<<<<
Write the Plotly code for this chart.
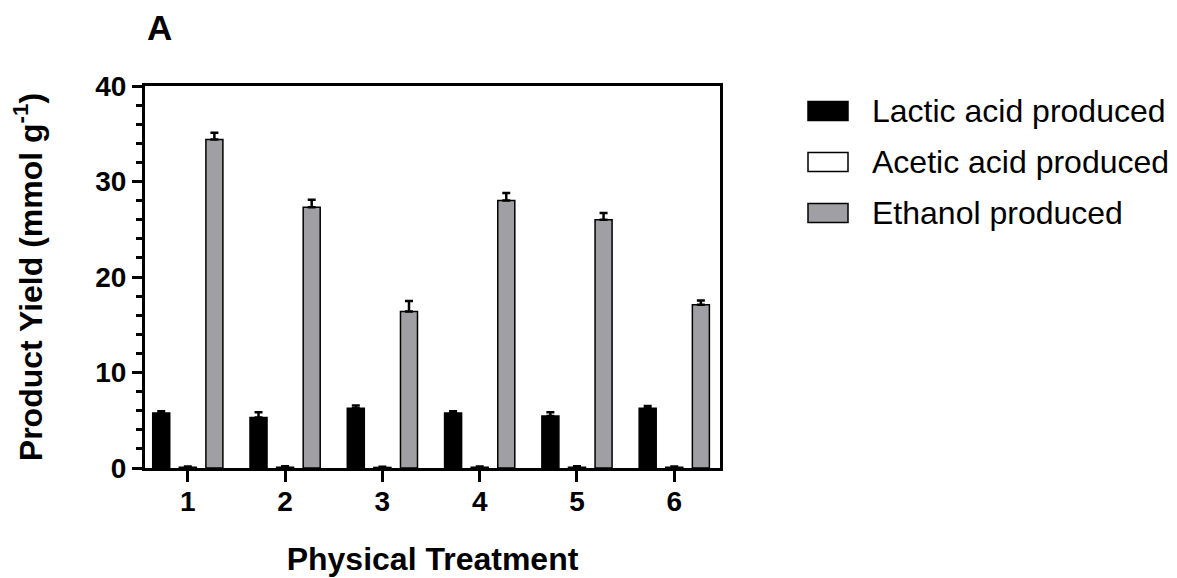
import plotly.graph_objects as go

# ---- data ----
treatments = [1, 2, 3, 4, 5, 6]
tick_labels = ["1", "2", "3", "4", "5", "6"]
series_names = ["Lactic acid produced", "Acetic acid produced", "Ethanol produced"]
lactic = [5.75, 5.3, 6.25, 5.75, 5.45, 6.25]
lactic_err = [0.2, 0.55, 0.3, 0.2, 0.4, 0.25]
acetic = [0.08, 0.08, 0.06, 0.08, 0.08, 0.08]
acetic_err = [0.08, 0.1, 0.06, 0.08, 0.1, 0.08]
ethanol = [34.4, 27.3, 16.4, 28.0, 26.0, 17.1]
ethanol_err = [0.7, 0.8, 1.1, 0.8, 0.7, 0.45]
y_ticks = [0, 10, 20, 30, 40]

# ---- styling / layout constants ----
W, H = 1177, 578
L, R, T, B = 145, 720, 86, 468
FONT = "Liberation Sans, Arial, sans-serif"
colors = ["#000000", "#ffffff", "#a0a0a4"]

def px2x(px):
    return (px - L) / (R - L)

def py2y(py):
    return (B - py) / (B - T)

fig = go.Figure()
for name, vals, errs, col in zip(series_names, [lactic, acetic, ethanol],
                                 [lactic_err, acetic_err, ethanol_err], colors):
    fig.add_trace(go.Bar(
        x=treatments, y=vals, name=name,
        marker=dict(color=col, line=dict(color="black", width=1.5)),
        error_y=dict(type="data", symmetric=False, array=errs,
                     arrayminus=[0] * len(errs), color="black",
                     thickness=2.5, width=4),
        showlegend=False,
    ))

fig.update_layout(
    width=W, height=H,
    margin=dict(l=L, r=W - R, t=T, b=H - B, pad=0, autoexpand=False),
    paper_bgcolor="white", plot_bgcolor="white",
    barmode="group", bargap=0.18, bargroupgap=0.36,
    font=dict(family=FONT, color="black"),
)

fig.update_xaxes(
    range=[0.56, 6.47], tickmode="array", tickvals=treatments, ticktext=tick_labels,
    automargin=False,
    showgrid=False, zeroline=False, showline=True, linecolor="black", linewidth=3,
    mirror=True, ticks="outside", ticklen=11, tickwidth=3, tickcolor="black",
    ticklabelstandoff=-5,
    tickfont=dict(family=FONT, size=28, weight="bold"),
    title=dict(text="Physical Treatment", standoff=33,
               font=dict(family=FONT, size=32, weight="bold")),
)
fig.update_yaxes(
    range=[0, 40], tickmode="array", tickvals=y_ticks,
    automargin=False,
    showgrid=False, zeroline=False, showline=True, linecolor="black", linewidth=3,
    mirror=True, ticks="outside", ticklen=10, tickwidth=3, tickcolor="black",
    minor=dict(dtick=2, ticks="outside", ticklen=6, tickwidth=2.5, tickcolor="black", showgrid=False),
    tickfont=dict(family=FONT, size=28, weight="bold"),
    title=dict(text="Product Yield (mmol g<sup>-1</sup>)", standoff=44,
               font=dict(family=FONT, size=32, weight="bold")),
)

# panel label
fig.add_annotation(text="<b>A</b>", xref="paper", yref="paper",
                   x=px2x(145), y=py2y(27), xanchor="left", yanchor="middle",
                   showarrow=False, font=dict(family=FONT, size=35, color="black"))

# custom legend (wide swatches as in the reference)
legend_rows = [111, 162, 213]
for name, col, cy in zip(series_names, colors, legend_rows):
    fig.add_shape(type="rect", xref="paper", yref="paper",
                  x0=px2x(808), x1=px2x(848), y0=py2y(cy + 9.5), y1=py2y(cy - 9.5),
                  fillcolor=col, line=dict(color="black", width=1.5))
    fig.add_annotation(text=name, xref="paper", yref="paper",
                       x=px2x(870), y=py2y(cy), xanchor="left", yanchor="middle",
                       showarrow=False, font=dict(family=FONT, size=32, color="black"))

fig.write_html("out.html")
>>>>
REQUIREMENTS ::
Repeat only the lines from the beginning of the material through the line containing "import plotly.graph_objects as go", both ends kept, leaving pictures out.

PROBLEM SOLUTION ::
Write the Plotly code for this chart.
import plotly.graph_objects as go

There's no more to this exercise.